Short problem >>
Pictures stay out of the copy; restate everything else in the material exactly.

• • • • • • •

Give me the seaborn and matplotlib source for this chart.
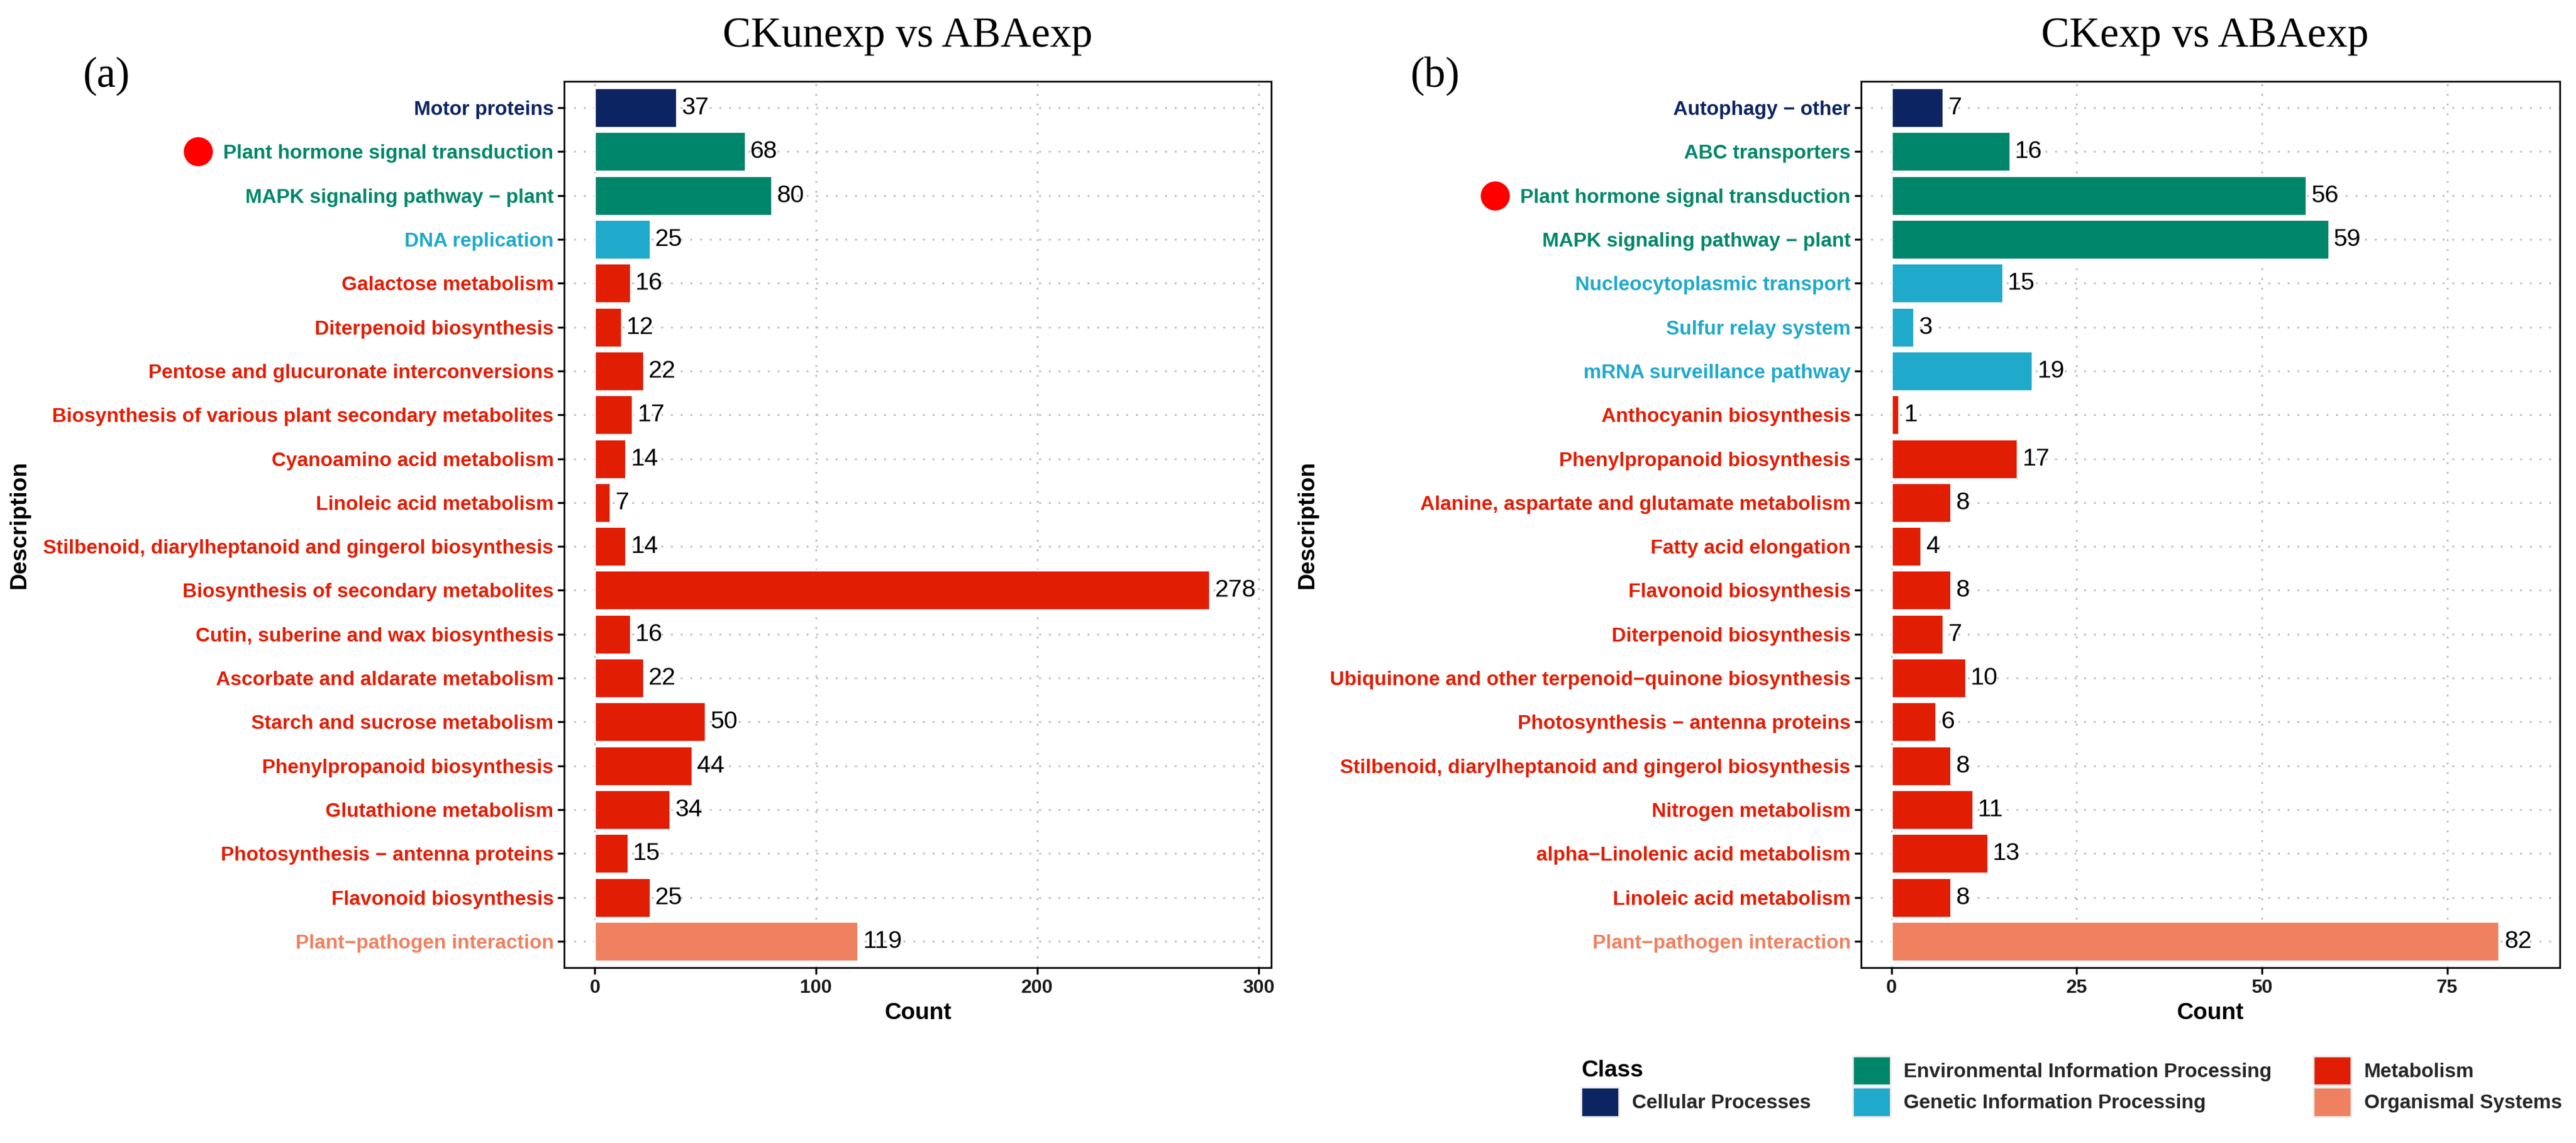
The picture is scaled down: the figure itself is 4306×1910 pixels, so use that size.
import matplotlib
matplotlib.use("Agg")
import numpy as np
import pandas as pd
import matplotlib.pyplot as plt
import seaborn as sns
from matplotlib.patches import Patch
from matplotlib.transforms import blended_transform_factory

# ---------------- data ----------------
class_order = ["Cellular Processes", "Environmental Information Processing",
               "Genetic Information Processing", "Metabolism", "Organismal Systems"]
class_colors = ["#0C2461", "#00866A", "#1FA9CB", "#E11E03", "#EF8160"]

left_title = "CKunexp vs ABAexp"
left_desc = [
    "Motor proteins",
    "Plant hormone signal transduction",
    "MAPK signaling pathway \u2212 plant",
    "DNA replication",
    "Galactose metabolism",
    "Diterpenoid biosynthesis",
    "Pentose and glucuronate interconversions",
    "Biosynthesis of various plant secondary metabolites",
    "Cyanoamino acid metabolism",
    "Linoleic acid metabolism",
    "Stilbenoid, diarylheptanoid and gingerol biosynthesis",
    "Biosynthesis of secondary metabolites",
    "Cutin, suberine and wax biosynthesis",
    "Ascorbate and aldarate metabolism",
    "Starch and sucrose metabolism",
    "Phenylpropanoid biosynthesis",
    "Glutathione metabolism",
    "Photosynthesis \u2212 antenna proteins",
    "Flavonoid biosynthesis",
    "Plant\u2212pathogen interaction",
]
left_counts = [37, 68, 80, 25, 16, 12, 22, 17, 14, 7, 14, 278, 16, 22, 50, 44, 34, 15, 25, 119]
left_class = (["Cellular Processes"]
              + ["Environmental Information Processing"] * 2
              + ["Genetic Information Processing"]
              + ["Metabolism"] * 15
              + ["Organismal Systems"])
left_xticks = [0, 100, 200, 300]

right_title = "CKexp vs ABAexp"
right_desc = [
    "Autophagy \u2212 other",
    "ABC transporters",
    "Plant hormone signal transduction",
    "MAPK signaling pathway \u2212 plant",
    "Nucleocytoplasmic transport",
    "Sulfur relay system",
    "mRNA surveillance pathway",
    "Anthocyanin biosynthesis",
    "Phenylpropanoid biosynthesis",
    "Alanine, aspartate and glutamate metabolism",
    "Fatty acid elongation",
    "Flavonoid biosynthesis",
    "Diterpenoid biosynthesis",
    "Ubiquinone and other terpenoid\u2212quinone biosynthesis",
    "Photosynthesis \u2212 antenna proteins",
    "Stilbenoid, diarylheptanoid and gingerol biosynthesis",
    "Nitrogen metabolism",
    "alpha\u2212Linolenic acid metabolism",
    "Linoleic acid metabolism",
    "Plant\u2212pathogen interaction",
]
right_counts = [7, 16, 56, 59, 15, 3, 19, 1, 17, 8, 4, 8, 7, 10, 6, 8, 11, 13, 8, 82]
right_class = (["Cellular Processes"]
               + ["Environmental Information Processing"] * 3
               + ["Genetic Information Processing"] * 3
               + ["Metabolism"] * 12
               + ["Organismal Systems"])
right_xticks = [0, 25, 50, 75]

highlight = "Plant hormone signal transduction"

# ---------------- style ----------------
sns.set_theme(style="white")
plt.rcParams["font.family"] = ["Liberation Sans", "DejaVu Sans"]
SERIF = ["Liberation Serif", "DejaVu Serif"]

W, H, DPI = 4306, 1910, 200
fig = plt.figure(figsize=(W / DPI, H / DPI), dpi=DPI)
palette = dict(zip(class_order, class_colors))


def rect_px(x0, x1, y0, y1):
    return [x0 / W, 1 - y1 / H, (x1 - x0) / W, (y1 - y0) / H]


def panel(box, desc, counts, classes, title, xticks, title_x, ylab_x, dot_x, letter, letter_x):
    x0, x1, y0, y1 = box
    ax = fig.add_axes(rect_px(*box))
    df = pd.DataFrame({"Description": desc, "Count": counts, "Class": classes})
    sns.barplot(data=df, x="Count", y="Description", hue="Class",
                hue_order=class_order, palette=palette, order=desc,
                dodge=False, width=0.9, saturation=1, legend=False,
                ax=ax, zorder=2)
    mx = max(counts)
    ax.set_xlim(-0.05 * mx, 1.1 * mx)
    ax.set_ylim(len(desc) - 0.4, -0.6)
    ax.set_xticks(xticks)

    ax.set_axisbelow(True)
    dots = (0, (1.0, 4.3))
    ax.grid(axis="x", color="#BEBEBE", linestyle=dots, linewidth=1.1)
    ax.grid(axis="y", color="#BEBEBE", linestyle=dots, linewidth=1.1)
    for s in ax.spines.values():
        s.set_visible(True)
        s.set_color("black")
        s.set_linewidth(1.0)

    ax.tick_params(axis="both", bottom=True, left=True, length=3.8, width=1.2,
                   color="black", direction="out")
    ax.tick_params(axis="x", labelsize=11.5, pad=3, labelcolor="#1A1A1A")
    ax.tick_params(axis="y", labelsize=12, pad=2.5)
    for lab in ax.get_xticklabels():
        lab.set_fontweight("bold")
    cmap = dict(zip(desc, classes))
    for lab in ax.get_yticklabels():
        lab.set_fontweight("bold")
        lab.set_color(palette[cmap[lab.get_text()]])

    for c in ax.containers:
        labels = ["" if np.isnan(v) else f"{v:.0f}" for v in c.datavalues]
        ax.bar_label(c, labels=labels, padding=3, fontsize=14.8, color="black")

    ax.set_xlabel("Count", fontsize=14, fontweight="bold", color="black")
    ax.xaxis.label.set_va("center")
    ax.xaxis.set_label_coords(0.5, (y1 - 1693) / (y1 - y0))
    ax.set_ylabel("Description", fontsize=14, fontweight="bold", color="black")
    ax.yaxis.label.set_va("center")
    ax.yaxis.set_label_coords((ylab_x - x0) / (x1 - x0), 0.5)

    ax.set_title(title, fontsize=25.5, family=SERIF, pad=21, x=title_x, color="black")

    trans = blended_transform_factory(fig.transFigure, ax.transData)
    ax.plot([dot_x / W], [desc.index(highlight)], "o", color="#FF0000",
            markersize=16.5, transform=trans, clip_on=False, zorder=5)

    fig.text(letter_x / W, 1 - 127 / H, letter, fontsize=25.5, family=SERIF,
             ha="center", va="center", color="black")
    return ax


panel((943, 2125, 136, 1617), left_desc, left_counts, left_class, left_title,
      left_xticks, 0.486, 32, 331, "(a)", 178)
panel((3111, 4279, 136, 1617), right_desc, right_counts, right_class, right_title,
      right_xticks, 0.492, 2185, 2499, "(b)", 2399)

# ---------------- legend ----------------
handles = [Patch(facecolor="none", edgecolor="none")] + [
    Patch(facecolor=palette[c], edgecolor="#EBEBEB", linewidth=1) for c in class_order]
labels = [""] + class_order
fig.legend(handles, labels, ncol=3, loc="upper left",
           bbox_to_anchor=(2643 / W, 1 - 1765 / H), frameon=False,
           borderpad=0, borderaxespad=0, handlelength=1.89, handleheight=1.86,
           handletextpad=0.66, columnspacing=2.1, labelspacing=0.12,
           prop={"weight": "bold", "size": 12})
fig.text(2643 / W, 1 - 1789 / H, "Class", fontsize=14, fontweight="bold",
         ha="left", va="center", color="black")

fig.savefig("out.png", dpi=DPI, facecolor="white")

• • • • • • •

Reply >>
Give me the seaborn and matplotlib source for this chart.
The picture is scaled down: the figure itself is 4306×1910 pixels, so use that size.
import matplotlib
matplotlib.use("Agg")
import numpy as np
import pandas as pd
import matplotlib.pyplot as plt
import seaborn as sns
from matplotlib.patches import Patch
from matplotlib.transforms import blended_transform_factory

# ---------------- data ----------------
class_order = ["Cellular Processes", "Environmental Information Processing",
               "Genetic Information Processing", "Metabolism", "Organismal Systems"]
class_colors = ["#0C2461", "#00866A", "#1FA9CB", "#E11E03", "#EF8160"]

left_title = "CKunexp vs ABAexp"
left_desc = [
    "Motor proteins",
    "Plant hormone signal transduction",
    "MAPK signaling pathway \u2212 plant",
    "DNA replication",
    "Galactose metabolism",
    "Diterpenoid biosynthesis",
    "Pentose and glucuronate interconversions",
    "Biosynthesis of various plant secondary metabolites",
    "Cyanoamino acid metabolism",
    "Linoleic acid metabolism",
    "Stilbenoid, diarylheptanoid and gingerol biosynthesis",
    "Biosynthesis of secondary metabolites",
    "Cutin, suberine and wax biosynthesis",
    "Ascorbate and aldarate metabolism",
    "Starch and sucrose metabolism",
    "Phenylpropanoid biosynthesis",
    "Glutathione metabolism",
    "Photosynthesis \u2212 antenna proteins",
    "Flavonoid biosynthesis",
    "Plant\u2212pathogen interaction",
]
left_counts = [37, 68, 80, 25, 16, 12, 22, 17, 14, 7, 14, 278, 16, 22, 50, 44, 34, 15, 25, 119]
left_class = (["Cellular Processes"]
              + ["Environmental Information Processing"] * 2
              + ["Genetic Information Processing"]
              + ["Metabolism"] * 15
              + ["Organismal Systems"])
left_xticks = [0, 100, 200, 300]

right_title = "CKexp vs ABAexp"
right_desc = [
    "Autophagy \u2212 other",
    "ABC transporters",
    "Plant hormone signal transduction",
    "MAPK signaling pathway \u2212 plant",
    "Nucleocytoplasmic transport",
    "Sulfur relay system",
    "mRNA surveillance pathway",
    "Anthocyanin biosynthesis",
    "Phenylpropanoid biosynthesis",
    "Alanine, aspartate and glutamate metabolism",
    "Fatty acid elongation",
    "Flavonoid biosynthesis",
    "Diterpenoid biosynthesis",
    "Ubiquinone and other terpenoid\u2212quinone biosynthesis",
    "Photosynthesis \u2212 antenna proteins",
    "Stilbenoid, diarylheptanoid and gingerol biosynthesis",
    "Nitrogen metabolism",
    "alpha\u2212Linolenic acid metabolism",
    "Linoleic acid metabolism",
    "Plant\u2212pathogen interaction",
]
right_counts = [7, 16, 56, 59, 15, 3, 19, 1, 17, 8, 4, 8, 7, 10, 6, 8, 11, 13, 8, 82]
right_class = (["Cellular Processes"]
               + ["Environmental Information Processing"] * 3
               + ["Genetic Information Processing"] * 3
               + ["Metabolism"] * 12
               + ["Organismal Systems"])
right_xticks = [0, 25, 50, 75]

highlight = "Plant hormone signal transduction"

# ---------------- style ----------------
sns.set_theme(style="white")
plt.rcParams["font.family"] = ["Liberation Sans", "DejaVu Sans"]
SERIF = ["Liberation Serif", "DejaVu Serif"]

W, H, DPI = 4306, 1910, 200
fig = plt.figure(figsize=(W / DPI, H / DPI), dpi=DPI)
palette = dict(zip(class_order, class_colors))


def rect_px(x0, x1, y0, y1):
    return [x0 / W, 1 - y1 / H, (x1 - x0) / W, (y1 - y0) / H]


def panel(box, desc, counts, classes, title, xticks, title_x, ylab_x, dot_x, letter, letter_x):
    x0, x1, y0, y1 = box
    ax = fig.add_axes(rect_px(*box))
    df = pd.DataFrame({"Description": desc, "Count": counts, "Class": classes})
    sns.barplot(data=df, x="Count", y="Description", hue="Class",
                hue_order=class_order, palette=palette, order=desc,
                dodge=False, width=0.9, saturation=1, legend=False,
                ax=ax, zorder=2)
    mx = max(counts)
    ax.set_xlim(-0.05 * mx, 1.1 * mx)
    ax.set_ylim(len(desc) - 0.4, -0.6)
    ax.set_xticks(xticks)

    ax.set_axisbelow(True)
    dots = (0, (1.0, 4.3))
    ax.grid(axis="x", color="#BEBEBE", linestyle=dots, linewidth=1.1)
    ax.grid(axis="y", color="#BEBEBE", linestyle=dots, linewidth=1.1)
    for s in ax.spines.values():
        s.set_visible(True)
        s.set_color("black")
        s.set_linewidth(1.0)

    ax.tick_params(axis="both", bottom=True, left=True, length=3.8, width=1.2,
                   color="black", direction="out")
    ax.tick_params(axis="x", labelsize=11.5, pad=3, labelcolor="#1A1A1A")
    ax.tick_params(axis="y", labelsize=12, pad=2.5)
    for lab in ax.get_xticklabels():
        lab.set_fontweight("bold")
    cmap = dict(zip(desc, classes))
    for lab in ax.get_yticklabels():
        lab.set_fontweight("bold")
        lab.set_color(palette[cmap[lab.get_text()]])

    for c in ax.containers:
        labels = ["" if np.isnan(v) else f"{v:.0f}" for v in c.datavalues]
        ax.bar_label(c, labels=labels, padding=3, fontsize=14.8, color="black")

    ax.set_xlabel("Count", fontsize=14, fontweight="bold", color="black")
    ax.xaxis.label.set_va("center")
    ax.xaxis.set_label_coords(0.5, (y1 - 1693) / (y1 - y0))
    ax.set_ylabel("Description", fontsize=14, fontweight="bold", color="black")
    ax.yaxis.label.set_va("center")
    ax.yaxis.set_label_coords((ylab_x - x0) / (x1 - x0), 0.5)

    ax.set_title(title, fontsize=25.5, family=SERIF, pad=21, x=title_x, color="black")

    trans = blended_transform_factory(fig.transFigure, ax.transData)
    ax.plot([dot_x / W], [desc.index(highlight)], "o", color="#FF0000",
            markersize=16.5, transform=trans, clip_on=False, zorder=5)

    fig.text(letter_x / W, 1 - 127 / H, letter, fontsize=25.5, family=SERIF,
             ha="center", va="center", color="black")
    return ax


panel((943, 2125, 136, 1617), left_desc, left_counts, left_class, left_title,
      left_xticks, 0.486, 32, 331, "(a)", 178)
panel((3111, 4279, 136, 1617), right_desc, right_counts, right_class, right_title,
      right_xticks, 0.492, 2185, 2499, "(b)", 2399)

# ---------------- legend ----------------
handles = [Patch(facecolor="none", edgecolor="none")] + [
    Patch(facecolor=palette[c], edgecolor="#EBEBEB", linewidth=1) for c in class_order]
labels = [""] + class_order
fig.legend(handles, labels, ncol=3, loc="upper left",
           bbox_to_anchor=(2643 / W, 1 - 1765 / H), frameon=False,
           borderpad=0, borderaxespad=0, handlelength=1.89, handleheight=1.86,
           handletextpad=0.66, columnspacing=2.1, labelspacing=0.12,
           prop={"weight": "bold", "size": 12})
fig.text(2643 / W, 1 - 1789 / H, "Class", fontsize=14, fontweight="bold",
         ha="left", va="center", color="black")

fig.savefig("out.png", dpi=DPI, facecolor="white")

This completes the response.